* [Prompt] Return, without pictures, the lines from the start of the data through the one that contains "const span = [0, 2.5];".

* [Provided material]
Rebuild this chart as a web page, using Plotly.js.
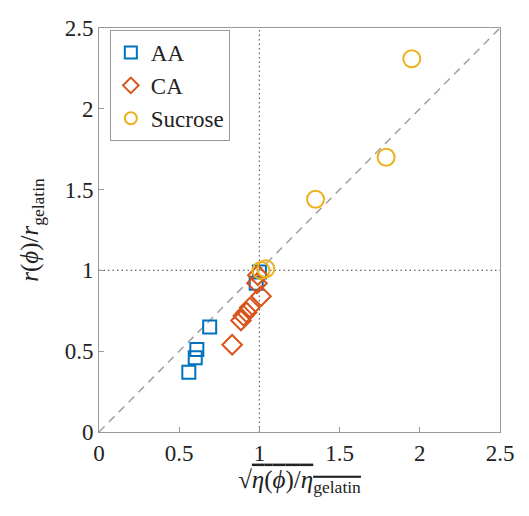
<!DOCTYPE html>
<html>
<head>
<meta charset="utf-8">
<script src="https://cdn.plot.ly/plotly-3.0.1.min.js"></script>
<style>html,body{margin:0;padding:0;background:#fff;}</style>
</head>
<body>
<div id="chart" style="width:529px;height:516px;"></div>
<script>
const aaX = [0.56, 0.60, 0.61, 0.69, 0.98, 1.00];
const aaY = [0.37, 0.46, 0.51, 0.65, 0.92, 0.99];
const caX = [0.83, 0.885, 0.90, 0.92, 0.94, 1.01, 0.985, 0.99];
const caY = [0.54, 0.69, 0.72, 0.74, 0.77, 0.84, 0.92, 0.97];
const suX = [1.01, 1.04, 1.35, 1.79, 1.95];
const suY = [1.00, 1.01, 1.44, 1.70, 2.31];
const refLine = [0, 2.5];
const unitLine = [1, 1];
const span = [0, 2.5];

const font = 'Liberation Serif, Times New Roman, serif';
const traces = [
  {x: refLine, y: refLine, mode: 'lines', line: {color: '#a0a0a0', width: 1.5, dash: '8px,6px'}, showlegend: false, hoverinfo: 'skip'},
  {x: unitLine, y: span, mode: 'lines', line: {color: '#666', width: 1.2, dash: '1.5px,3px'}, showlegend: false, hoverinfo: 'skip'},
  {x: span, y: unitLine, mode: 'lines', line: {color: '#666', width: 1.2, dash: '1.5px,3px'}, showlegend: false, hoverinfo: 'skip'},
  {x: aaX, y: aaY, mode: 'markers', name: 'AA', marker: {symbol: 'square-open', size: 13, color: '#0072BD', line: {width: 2}}},
  {x: caX, y: caY, mode: 'markers', name: 'CA', marker: {symbol: 'diamond-open', size: 15, color: '#D95319', line: {width: 2}}},
  {x: suX, y: suY, mode: 'markers', name: 'Sucrose', marker: {symbol: 'circle-open', size: 17, color: '#EDB120', line: {width: 2}}}
];
const axisCommon = {
  range: [0, 2.5], dtick: 0.5, tick0: 0, ticks: 'inside', ticklen: 5, tickcolor: '#999',
  showline: true, linecolor: '#999', linewidth: 1, mirror: true, showgrid: false, zeroline: false,
  tickfont: {family: font, size: 23, color: '#222'}
};
const layout = {
  width: 529, height: 516,
  margin: {l: 99, r: 29, t: 28, b: 84},
  paper_bgcolor: '#fff', plot_bgcolor: '#fff',
  xaxis: Object.assign({}, axisCommon, {
    title: {text: '√<span style="text-decoration:overline"><i>η</i>(<i>ϕ</i>)/<i>η</i><sub><span style="text-decoration:overline">gelatin</span></sub></span>', font: {family: font, size: 25, color: '#222'}, standoff: 4}
  }),
  yaxis: Object.assign({}, axisCommon, {
    title: {text: '<i>r</i>(<i>ϕ</i>)/<i>r</i><sub>gelatin</sub>', font: {family: font, size: 25, color: '#222'}, standoff: 18}
  }),
  legend: {
    x: 0.027, y: 0.995, xanchor: 'left', yanchor: 'top',
    bordercolor: '#999', borderwidth: 1, bgcolor: '#fff',
    font: {family: font, size: 23, color: '#222'}, tracegroupgap: 0, itemsizing: 'constant', itemwidth: 30
  },
  showlegend: true
};
Plotly.newPlot('chart', traces, layout, {displayModeBar: false, staticPlot: true});
</script>
</body>
</html>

* [Expected answer]
Rebuild this chart as a web page, using Plotly.js.
<!DOCTYPE html>
<html>
<head>
<meta charset="utf-8">
<script src="https://cdn.plot.ly/plotly-3.0.1.min.js"></script>
<style>html,body{margin:0;padding:0;background:#fff;}</style>
</head>
<body>
<div id="chart" style="width:529px;height:516px;"></div>
<script>
const aaX = [0.56, 0.60, 0.61, 0.69, 0.98, 1.00];
const aaY = [0.37, 0.46, 0.51, 0.65, 0.92, 0.99];
const caX = [0.83, 0.885, 0.90, 0.92, 0.94, 1.01, 0.985, 0.99];
const caY = [0.54, 0.69, 0.72, 0.74, 0.77, 0.84, 0.92, 0.97];
const suX = [1.01, 1.04, 1.35, 1.79, 1.95];
const suY = [1.00, 1.01, 1.44, 1.70, 2.31];
const refLine = [0, 2.5];
const unitLine = [1, 1];
const span = [0, 2.5];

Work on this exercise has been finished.